In fact, he says, the latest available statistics on holiday towns from First National Bank shows that the Holiday Towns Price Index turned negative in the first quarter of this year for the first time since the start of 2012, after a solid period of growth during 2013 and 2014.  

In addition, FNB household and property sector expert John Loos makes the point that while prices in holiday towns tend to inflate faster than those in major metros during times of prosperity, they also tend to run out of steam faster than prices in the major metros when times are tough, because they often rely so heavily on non-essential holiday home purchasing.

In other words, these markets are much more volatile than the major metro markets which are generally primary-residence driven, and tend to experience higher growth peaks and lower troughs over time.

And such cycles, says Clarke, provide excellent opportunities for astute buyers and investors to “buy low and sell high”, with the current downswing being an excellent time for those who have been planning to relocate to the coast or to acquire a holiday home or buy-to-let investment to put those plans into action.
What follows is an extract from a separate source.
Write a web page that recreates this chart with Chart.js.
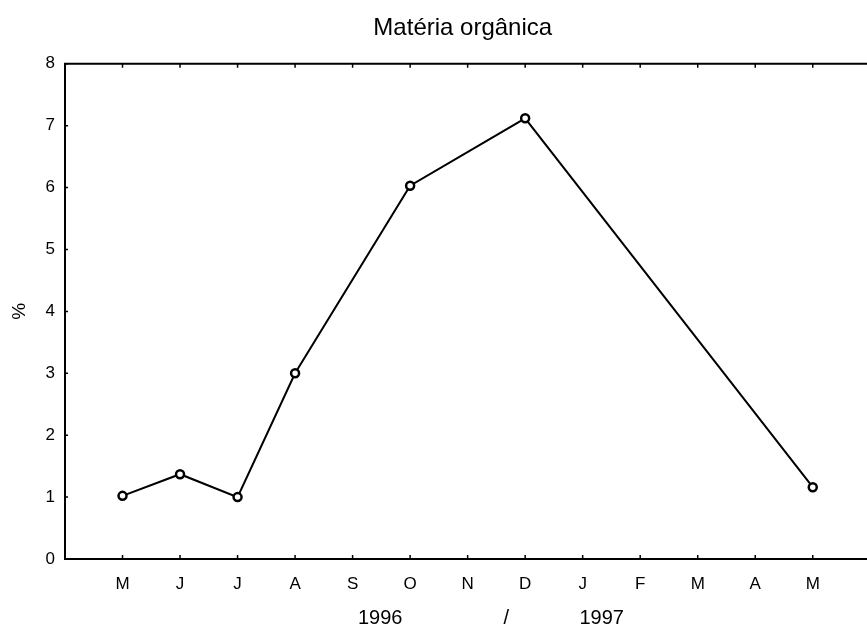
<!DOCTYPE html>
<html>
<head>
<meta charset="utf-8">
<script src="https://cdn.jsdelivr.net/npm/chart.js@4/dist/chart.umd.min.js"></script>
<style>
  html, body { margin: 0; padding: 0; background: #fff; overflow: hidden; }
</style>
</head>
<body>
<canvas id="chart" width="867" height="630"></canvas>
<script>
// months May 1996 .. May 1997
const months = ['M', 'J', 'J', 'A', 'S', 'O', 'N', 'D', 'J', 'F', 'M', 'A', 'M'];
const organicMatter = [1.02, 1.37, 1.0, 3.0, null, 6.03, null, 7.12, null, null, null, null, 1.16];
const yTicks = [0, 1, 2, 3, 4, 5, 6, 7, 8];
const yearLabels = [['1996', 4.48], ['/', 6.67], ['1997', 8.33]];

Chart.defaults.font.family = "'Liberation Sans', Arial, sans-serif";
Chart.defaults.color = '#000';

// frame with inward ticks, plus the year line under the months
const framePlugin = {
    id: 'frame',
    afterDraw(chart) {
        const ctx = chart.ctx;
        const a = chart.chartArea;
        const x = chart.scales.x, y = chart.scales.y;
        ctx.save();
        ctx.strokeStyle = '#000';
        ctx.lineWidth = 2;
        ctx.beginPath();
        ctx.moveTo(chart.width, a.top);
        ctx.lineTo(a.left, a.top);
        ctx.lineTo(a.left, a.bottom);
        ctx.lineTo(chart.width, a.bottom);
        ctx.stroke();

        ctx.lineWidth = 1.5;
        ctx.beginPath();
        months.forEach((m, i) => {
            const px = x.getPixelForValue(i);
            ctx.moveTo(px, a.bottom);
            ctx.lineTo(px, a.bottom - 4);
            ctx.moveTo(px, a.top);
            ctx.lineTo(px, a.top + 4);
        });
        yTicks.forEach(v => {
            const py = y.getPixelForValue(v);
            ctx.moveTo(a.left, py);
            ctx.lineTo(a.left + 3, py);
        });
        ctx.stroke();

        ctx.fillStyle = '#000';
        ctx.font = "20px 'Liberation Sans', Arial, sans-serif";
        ctx.textAlign = 'center';
        ctx.textBaseline = 'middle';
        yearLabels.forEach(([t, v]) => {
            ctx.fillText(t, x.getPixelForValue(v), 618);
        });
        ctx.restore();
    }
};

const ctx = document.getElementById('chart').getContext('2d');

const myChart = new Chart(ctx, {
    type: 'line',
    data: {
        datasets: [{
            label: 'Matéria orgânica',
            data: organicMatter.map((v, i) => ({ x: i, y: v })),
            borderColor: '#000',
            borderWidth: 2,
            pointRadius: 4,
            pointBorderWidth: 2.5,
            pointBorderColor: '#000',
            pointBackgroundColor: '#fff',
            spanGaps: true,
            tension: 0
        }]
    },
    options: {
        responsive: false,
        devicePixelRatio: 1,
        animation: false,
        layout: { padding: { left: 0, right: 0, bottom: 0, top: 0 } },
        plugins: {
            legend: { display: false },
            tooltip: { enabled: false },
            title: {
                display: true,
                fullSize: false,
                text: 'Matéria orgânica',
                color: '#000',
                font: { size: 24, weight: 'normal' },
                padding: { top: 14, bottom: 21 }
            }
        },
        scales: {
            x: {
                type: 'linear',
                min: -1,
                max: 12.83,
                grid: { display: false },
                border: { display: false },
                afterBuildTicks: s => { s.ticks = months.map((m, i) => ({ value: i })); },
                afterFit: s => { s.height = 71; },
                ticks: {
                    autoSkip: false,
                    maxRotation: 0,
                    padding: 7,
                    font: { size: 17 },
                    callback: v => months[v] ?? ''
                }
            },
            y: {
                min: 0,
                max: 8,
                grid: { display: false },
                border: { display: false },
                afterFit: s => { s.width = 65; },
                title: {
                    display: true,
                    text: '%',
                    font: { size: 19 },
                    padding: { top: 8, bottom: 0 }
                },
                ticks: {
                    stepSize: 1,
                    padding: 2,
                    font: { size: 17 }
                }
            }
        }
    },
    plugins: [framePlugin]
});
</script>
</body>
</html>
“There is some really excellent value to be had at the moment, especially in KwaZulu-Natal, such as a newly-listed four bedroom apartment in an eco-estate near St Michael’s-on-Sea which is on sale for R1,08 million, or a three bedroom house with sea views in Pennington, which is on sale for R1,05 million. We also have a handful of perfect buy-to-let apartments for sale in Umhlanga’s sought-after New Town Centre at prices from R1,2 million to R1,85 million.”
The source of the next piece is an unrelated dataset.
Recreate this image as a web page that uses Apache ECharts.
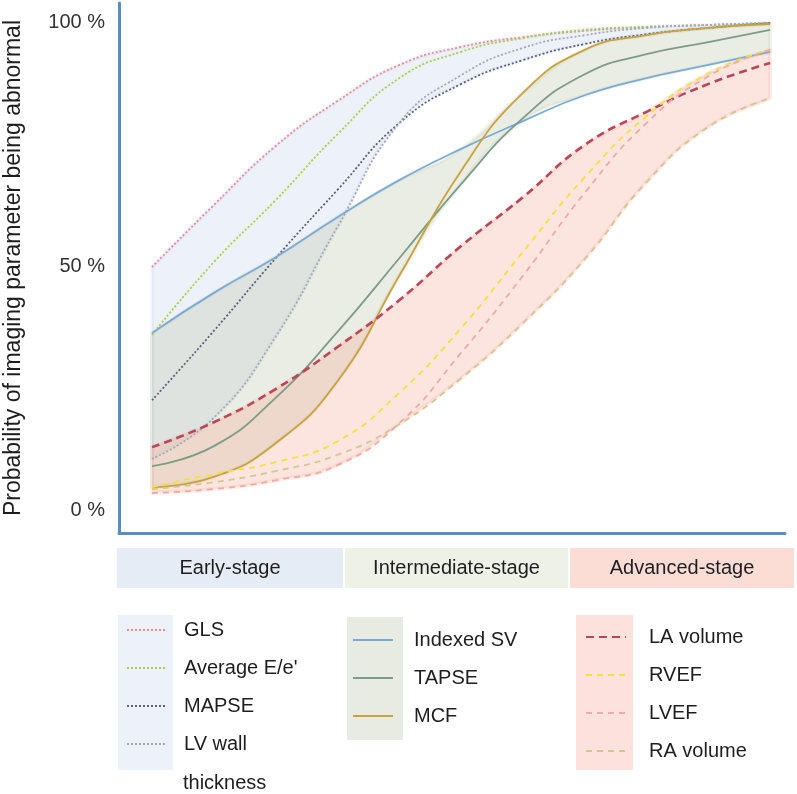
<!DOCTYPE html>
<html>
<head>
<meta charset="utf-8">
<script src="https://cdn.jsdelivr.net/npm/echarts@6/dist/echarts.min.js"></script>
<style>html,body{margin:0;padding:0;background:#fff;}#c{width:797px;height:794px;}</style>
</head>
<body>
<div id="c"></div>
<script>
// ---- data (probability %) ----
const xVals = [0, 10, 20, 30, 40, 50, 60, 70, 80, 90, 100];
const yTickValues = [0, 50, 100];
const stageLabels = ['Early-stage', 'Intermediate-stage', 'Advanced-stage'];

const gls       = [49.8, 62.5, 74.6, 83.8, 91.2, 94.9, 96.9, 98.2, 99.0, 99.4, 99.8];
const avgEe     = [35.9, 50.8, 63.5, 77.0, 88.5, 93.9, 96.7, 98.4, 99.0, 99.4, 99.8];
const mapse     = [22.5, 36.7, 51.6, 65.6, 79.3, 87.3, 92.2, 95.5, 97.5, 98.8, 99.8];
const lvWall    = [10.5, 18.9, 35.5, 58.0, 79.3, 89.1, 94.7, 97.3, 98.8, 99.4, 99.8];

const indexedSV = [36.3, 44.5, 51.8, 60.0, 67.6, 74.0, 79.7, 85.0, 88.5, 91.2, 93.9];
const tapse     = [9.0, 13.1, 23.0, 36.5, 51.6, 66.8, 80.3, 89.3, 93.4, 95.9, 98.4];
const mcf       = [4.7, 6.8, 13.7, 26.4, 48.0, 69.5, 85.5, 94.3, 97.3, 98.8, 99.6];

const laVolume  = [12.9, 18.0, 24.8, 33.4, 43.0, 54.1, 64.1, 74.8, 81.6, 87.3, 91.6];
const rvef      = [4.7, 7.4, 9.8, 14.1, 24.0, 37.3, 52.9, 68.2, 80.7, 89.5, 94.3];
const lvef      = [3.5, 4.3, 6.1, 9.2, 17.8, 32.2, 48.0, 65.0, 79.3, 88.9, 94.3];
const raVolume  = [4.3, 5.7, 8.0, 11.3, 17.6, 27.0, 38.3, 51.4, 67.2, 78.5, 84.4];

const earlyNames = ['GLS', "Average E/e'", 'MAPSE', 'LV wall thickness'];
const interNames = ['Indexed SV', 'TAPSE', 'MCF'];
const advNames   = ['LA volume', 'RVEF', 'LVEF', 'RA volume'];

// ---- styling ----
const FONT = '"Liberation Sans", Arial, sans-serif';
const TXT = '#1e1e1e';
const SMOOTH = 0.5;

const lineDefs = [
  { name: 'GLS',               data: gls,       color: '#ea8d93', type: [2, 2], width: 1.8 },
  { name: "Average E/e'",      data: avgEe,     color: '#a6cd55', type: [2, 2], width: 1.8 },
  { name: 'MAPSE',             data: mapse,     color: '#5b6272', type: [2, 2], width: 1.8 },
  { name: 'LV wall thickness', data: lvWall,    color: '#a4a8b2', type: [2, 2], width: 1.8 },
  { name: 'Indexed SV',        data: indexedSV, color: '#7aaad6', type: 'solid', width: 1.8 },
  { name: 'TAPSE',             data: tapse,     color: '#7d9c88', type: 'solid', width: 1.8 },
  { name: 'MCF',               data: mcf,       color: '#c9a23e', type: 'solid', width: 1.8 },
  { name: 'LA volume',         data: laVolume,  color: '#b9475c', type: [8, 5], width: 2.6 },
  { name: 'RVEF',              data: rvef,      color: '#f1e33c', type: [6, 5], width: 1.8 },
  { name: 'LVEF',              data: lvef,      color: '#f1aaa8', type: [6, 5], width: 1.8 },
  { name: 'RA volume',         data: raVolume,  color: '#d2c792', type: [6, 5], width: 1.8 }
];

function envelope(arrs, fn) {
  return xVals.map((_, i) => fn.apply(null, arrs.map(a => a[i])));
}
const bands = [
  { upper: envelope([gls, avgEe, mapse, lvWall], Math.max), lower: envelope([gls, avgEe, mapse, lvWall], Math.min), fill: 'rgba(195,210,240,0.30)', glow: 'rgba(195,210,240,0.2)' },
  { upper: envelope([indexedSV, tapse, mcf], Math.max), lower: envelope([indexedSV, tapse, mcf], Math.min), fill: 'rgba(190,200,168,0.32)', glow: 'rgba(190,200,168,0.2)' },
  { upper: envelope([laVolume, rvef, lvef, raVolume], Math.max), lower: envelope([laVolume, rvef, lvef, raVolume], Math.min), fill: 'rgba(245,170,150,0.30)', glow: 'rgba(245,170,150,0.2)' }
];

function smoothSeg(pts, s, start) {
  const n = pts.length;
  const cps = pts.map((p, i) => {
    const prev = pts[Math.max(i - 1, 0)], next = pts[Math.min(i + 1, n - 1)];
    const vx = next[0] - prev[0], vy = next[1] - prev[1];
    const l0 = Math.hypot(p[0] - prev[0], p[1] - prev[1]);
    const l1 = Math.hypot(next[0] - p[0], next[1] - p[1]);
    const r = (l0 + l1) === 0 ? 0.5 : l1 / (l0 + l1);
    return { out: [p[0] + vx * s * r, p[1] + vy * s * r], inn: [p[0] - vx * s * (1 - r), p[1] - vy * s * (1 - r)] };
  });
  let d = (start ? 'M' : 'L') + pts[0][0] + ',' + pts[0][1];
  for (let i = 1; i < n; i++) {
    d += 'C' + cps[i - 1].out[0] + ',' + cps[i - 1].out[1] + ',' + cps[i].inn[0] + ',' + cps[i].inn[1] + ',' + pts[i][0] + ',' + pts[i][1];
  }
  return d;
}

const series = [];
bands.forEach((b, bi) => {
  series.push({
    type: 'custom',
    name: '_band' + bi,
    silent: true,
    z: 1,
    data: [[0, 0]],
    renderItem: function (params, api) {
      const up = xVals.map((x, i) => api.coord([x, b.upper[i]]));
      const lo = xVals.map((x, i) => api.coord([x, b.lower[i]])).reverse();
      const d = smoothSeg(up, SMOOTH, true) + smoothSeg(lo, SMOOTH, false) + 'Z';
      return { type: 'path', shape: { pathData: d }, style: { fill: b.fill, stroke: b.glow, lineWidth: 4, lineJoin: 'round' } };
    }
  });
});
lineDefs.forEach(l => {
  series.push({
    type: 'line',
    name: l.name,
    z: 3,
    smooth: SMOOTH,
    symbol: 'none',
    showSymbol: false,
    lineStyle: { color: l.color, width: l.width, type: l.type },
    itemStyle: { color: l.color },
    data: xVals.map((x, i) => [x, l.data[i]])
  });
});

function legendCfg(names, left, top, textPad) {
  return {
    orient: 'vertical', left: left, top: top, padding: 0,
    itemWidth: 40, itemHeight: 14, itemGap: 14,
    selectedMode: false,
    itemStyle: { opacity: 0 },
    data: names,
    formatter: n => (n === 'LV wall thickness' ? 'LV wall' : n),
    textStyle: { fontFamily: FONT, fontSize: 20, color: TXT, lineHeight: 24, padding: [0, 0, 0, textPad] }
  };
}

const headerY = 548, headerH = 40;
const headers = [
  { x: 117, w: 226, color: '#e5ecf6' },
  { x: 345, w: 223, color: '#eef1e5' },
  { x: 570, w: 224, color: '#fbddd6' }
];
const graphics = [];
headers.forEach((h, i) => {
  graphics.push({ type: 'rect', left: h.x, top: headerY, shape: { width: h.w, height: headerH }, style: { fill: h.color }, z: 0 });
  graphics.push({ type: 'text', x: h.x + h.w / 2, y: headerY + headerH / 2, style: { text: stageLabels[i], font: '20px ' + FONT, fill: TXT, align: 'center', verticalAlign: 'middle' }, z: 1 });
});
// legend backgrounds
graphics.push({ type: 'rect', left: 118, top: 615, shape: { width: 55, height: 155 }, style: { fill: '#edf1f9' }, z: 0 });
graphics.push({ type: 'rect', left: 347, top: 617, shape: { width: 56, height: 123 }, style: { fill: '#e8ebe2' }, z: 0 });
graphics.push({ type: 'rect', left: 576, top: 615, shape: { width: 57, height: 155 }, style: { fill: '#fbe2dd' }, z: 0 });
graphics.push({ type: 'text', x: 183, y: 783, style: { text: 'thickness', font: '20px ' + FONT, fill: TXT, align: 'left', verticalAlign: 'middle' }, z: 1 });

const option = {
  backgroundColor: '#fff',
  animation: false,
  grid: { left: 119, right: 12, top: 3, bottom: 261, outerBoundsMode: 'none' },
  xAxis: {
    type: 'value', min: -5.34, max: 102.4,
    axisLine: { show: true, onZero: false, lineStyle: { color: '#5b8bc1', width: 3 } },
    axisTick: { show: false }, axisLabel: { show: false }, splitLine: { show: false }
  },
  yAxis: {
    type: 'value', min: -4.7, max: 103.9,
    name: 'Probability of imaging parameter being abnormal',
    nameLocation: 'middle', nameGap: 94, nameRotate: 90,
    nameTextStyle: { fontFamily: FONT, fontSize: 23, color: TXT },
    axisLine: { show: true, onZero: false, lineStyle: { color: '#5b8bc1', width: 3 } },
    axisTick: { show: false },
    splitLine: { show: false },
    axisLabel: {
      customValues: yTickValues, margin: 14,
      formatter: v => v + ' %',
      fontFamily: FONT, fontSize: 20, color: '#333'
    }
  },
  legend: [
    legendCfg(earlyNames, 126, 618, 12),
    legendCfg(interNames, 352, 628, 16),
    legendCfg(advNames, 585, 625, 18)
  ],
  graphic: graphics,
  series: series
};

const chart = echarts.init(document.getElementById('c'), null, { renderer: 'canvas' });
chart.setOption(option);
</script>
</body>
</html>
What is more, he says, buyers with a medium to long-term outlook don’t need to worry about their costal investments under-performing compared to properties in major metros. “A comparison of the FNB Major Metro House Price Index and Holiday Town Price Index since 1999 shows that while they have performed differently at different times, the cumulative growth in house prices over the past 17 years has ended up relatively closely matched, with the Holiday Town Index having risen 521,4% and the Major Metro Index having grown 537%."